Atualmente até costumam de ser usadas (normalmente) como referência duas estações: Gago Coutinho e Geofísico.

A série climática que consultei era de 1970-2000, portanto, naturalmente, terá que ser uma estação que se encontrava em funcionamento neste período.

Se estou errado agradeço que me corrijam.


----------



## Snifa (27 Dez 2014 às 21:28)

Aurélio disse:


> Não foi apenas em Lisboa que esteve muito frio nesta semana de Fevereiro, reparem nesta carta que encontrei do dia 13 Fevereiro de 1983. Eu diria que toda a Europa estava a bater o dente com frio !
> 
> 
> 
> ...



Apesar de ser muito miúdo lembro-me bem deste evento, no dia 11/02/1983  nevou com acumulação aqui no Porto, na zona de Valongo e Gondomar acumulou mesmo bastante, mesmo em outros dias desta entrada caíram uns flocos, foi uma bela entrada fria 

Cá ficam os dados desse mês relativos a Porto-Pedras Rubras, com uma mínima de *- 3.6 ºc* no dia 13/02 

Vejam as mínimas (sublinhadas a azul) dos dias 8/02 a 16/02/1983 

*Clima en Porto / Pedras Rubras Febrero de 1983*

Datos reportados por la estación meteorológica: 85450 (LPPR)

Latitud: 41.23 | Longitud: -8.68 | Altitud: 69






Reparei agora na legenda, a sigla SN significa que ocorreu neve, e foi no dia 11/02, embora me lembre que noutros dias também caíram uns flocos, mas a acumulação maior foi no dia 11/02/1983:

T Temperatura media (°C)
TM Temperatura máxima (°C)
Tm Temperatura mínima (°C)
SLP Presión atmosférica a nivel del mar (hPa)
H Humedad relativa media (%)
PP Precipitación total de lluvia y/o nieve derretida (mm)
VV Visibilidad media (Km)
V Velocidad media del viento (Km/h)
VM Velocidad máxima sostenida del viento (Km/h)
VG Velocidad de ráfagas máximas de viento (Km/h)
RA Índica si hubo lluvia o llovizna (En la media mensual, total días que llovió)
SN Índica si nevó (En la media mensual, total días que nevó)
TS Indica si hubo tormenta (En la media mensual, total días con tormenta)
FG Indica si hubo niebla (En la media mensual, total días con niebla)

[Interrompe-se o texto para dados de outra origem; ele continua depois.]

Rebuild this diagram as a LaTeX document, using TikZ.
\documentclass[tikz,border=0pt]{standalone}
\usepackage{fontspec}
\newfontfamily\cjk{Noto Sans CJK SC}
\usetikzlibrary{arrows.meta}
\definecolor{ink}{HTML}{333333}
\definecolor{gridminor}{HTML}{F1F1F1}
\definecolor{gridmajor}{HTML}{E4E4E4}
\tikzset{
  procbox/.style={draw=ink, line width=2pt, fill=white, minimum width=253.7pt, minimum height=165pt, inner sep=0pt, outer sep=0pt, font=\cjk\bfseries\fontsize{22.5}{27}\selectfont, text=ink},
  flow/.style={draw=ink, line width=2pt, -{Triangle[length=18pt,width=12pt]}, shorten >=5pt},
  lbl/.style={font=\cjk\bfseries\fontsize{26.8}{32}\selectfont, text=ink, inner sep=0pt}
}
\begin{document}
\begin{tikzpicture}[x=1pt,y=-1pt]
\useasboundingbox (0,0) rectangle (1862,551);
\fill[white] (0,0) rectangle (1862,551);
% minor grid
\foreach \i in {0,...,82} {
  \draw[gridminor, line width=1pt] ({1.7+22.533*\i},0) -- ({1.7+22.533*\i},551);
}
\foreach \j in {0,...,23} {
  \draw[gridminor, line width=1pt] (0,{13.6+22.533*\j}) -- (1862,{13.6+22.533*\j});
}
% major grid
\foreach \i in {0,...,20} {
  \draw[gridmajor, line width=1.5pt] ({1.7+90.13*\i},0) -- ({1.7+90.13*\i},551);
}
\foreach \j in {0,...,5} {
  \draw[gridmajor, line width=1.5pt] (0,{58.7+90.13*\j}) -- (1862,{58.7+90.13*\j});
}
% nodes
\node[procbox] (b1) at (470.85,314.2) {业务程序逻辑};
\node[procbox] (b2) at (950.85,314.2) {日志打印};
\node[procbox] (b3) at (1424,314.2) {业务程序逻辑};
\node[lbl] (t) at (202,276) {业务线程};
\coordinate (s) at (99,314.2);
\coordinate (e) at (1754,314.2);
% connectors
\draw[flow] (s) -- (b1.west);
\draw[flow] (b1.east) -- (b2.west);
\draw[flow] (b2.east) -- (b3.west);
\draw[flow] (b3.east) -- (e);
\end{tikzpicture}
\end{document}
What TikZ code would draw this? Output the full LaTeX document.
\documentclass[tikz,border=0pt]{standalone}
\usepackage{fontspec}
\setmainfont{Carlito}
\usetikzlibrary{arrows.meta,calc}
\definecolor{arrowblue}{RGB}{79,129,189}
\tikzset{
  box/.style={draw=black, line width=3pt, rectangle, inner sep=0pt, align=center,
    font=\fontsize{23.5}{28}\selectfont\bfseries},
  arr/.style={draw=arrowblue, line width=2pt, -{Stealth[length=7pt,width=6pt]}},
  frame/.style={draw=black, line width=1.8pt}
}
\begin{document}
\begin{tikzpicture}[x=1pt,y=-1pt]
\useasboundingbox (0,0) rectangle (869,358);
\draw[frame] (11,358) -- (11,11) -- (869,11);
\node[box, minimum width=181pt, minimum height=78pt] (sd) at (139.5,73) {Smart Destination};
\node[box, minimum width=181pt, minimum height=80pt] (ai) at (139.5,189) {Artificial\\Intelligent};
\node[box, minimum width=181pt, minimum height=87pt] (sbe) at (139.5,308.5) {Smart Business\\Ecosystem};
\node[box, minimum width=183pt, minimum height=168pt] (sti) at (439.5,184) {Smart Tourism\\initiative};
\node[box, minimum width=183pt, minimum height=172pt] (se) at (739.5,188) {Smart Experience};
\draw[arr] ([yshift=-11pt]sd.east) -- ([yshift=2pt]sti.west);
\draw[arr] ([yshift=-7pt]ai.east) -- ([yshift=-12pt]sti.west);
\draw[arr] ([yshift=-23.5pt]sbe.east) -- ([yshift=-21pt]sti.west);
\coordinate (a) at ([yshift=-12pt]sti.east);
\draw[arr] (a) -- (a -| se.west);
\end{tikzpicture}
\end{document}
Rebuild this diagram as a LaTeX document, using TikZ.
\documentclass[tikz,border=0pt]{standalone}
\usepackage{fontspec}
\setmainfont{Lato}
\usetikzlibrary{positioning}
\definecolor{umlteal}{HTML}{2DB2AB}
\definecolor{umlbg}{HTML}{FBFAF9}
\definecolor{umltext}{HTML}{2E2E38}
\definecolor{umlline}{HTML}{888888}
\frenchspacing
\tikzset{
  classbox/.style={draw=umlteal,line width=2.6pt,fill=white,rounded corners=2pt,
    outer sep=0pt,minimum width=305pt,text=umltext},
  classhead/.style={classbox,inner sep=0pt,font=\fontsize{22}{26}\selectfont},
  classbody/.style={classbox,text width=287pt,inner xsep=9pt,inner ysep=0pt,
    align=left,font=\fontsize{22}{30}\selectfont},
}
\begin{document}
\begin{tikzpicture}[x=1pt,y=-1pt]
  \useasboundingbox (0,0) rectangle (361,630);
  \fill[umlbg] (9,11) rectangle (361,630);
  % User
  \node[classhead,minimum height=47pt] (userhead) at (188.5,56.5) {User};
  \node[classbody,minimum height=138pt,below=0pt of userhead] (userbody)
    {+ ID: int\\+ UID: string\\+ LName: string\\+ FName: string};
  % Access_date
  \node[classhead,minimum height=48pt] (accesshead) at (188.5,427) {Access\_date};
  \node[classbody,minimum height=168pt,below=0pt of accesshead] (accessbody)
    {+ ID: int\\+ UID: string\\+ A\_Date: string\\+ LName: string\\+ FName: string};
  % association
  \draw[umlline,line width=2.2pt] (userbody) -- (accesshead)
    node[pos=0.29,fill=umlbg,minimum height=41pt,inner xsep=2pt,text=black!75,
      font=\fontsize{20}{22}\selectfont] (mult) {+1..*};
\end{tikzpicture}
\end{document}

http://www.tutiempo.net/clima/Porto_Pedras_Rubras/02-1983/85450.htm

http://www.tutiempo.net/clima/Portugal/PT.html

Por curiosidade, Bragança registou nesse mês uma mínima de * -10.8 ºc * no dia 12/02/1983 

http://www.tutiempo.net/clima/Braganca/02-1983/85750.htm


----------



## algarvio1980 (27 Dez 2014 às 22:58)

Em Faro, 5 dias em Fevereiro de 83 que as mínimas foram abaixo de zero,  http://www.tutiempo.net/clima/Faro_Aeroporto/02-1983/85540.htm


----------



## StormRic (28 Dez 2014 às 00:42)

Snifa disse:


> http://www.tutiempo.net/clima/Porto_Pedras_Rubras/02-1983/85450.htm
> 
> http://www.tutiempo.net/clima/Portugal/PT.html
> 
> Por curiosidade, Bragança registou nesse mês uma mínima de * -10.8 ºc * no dia 12/02/1983



Esse site é muito interessante! Os dados apresentados são oficiais, como foram obtidos? Vejo que ainda têm para 46 estações do continente e ilhas desde 1973. Onde é que eles obtiveram isto?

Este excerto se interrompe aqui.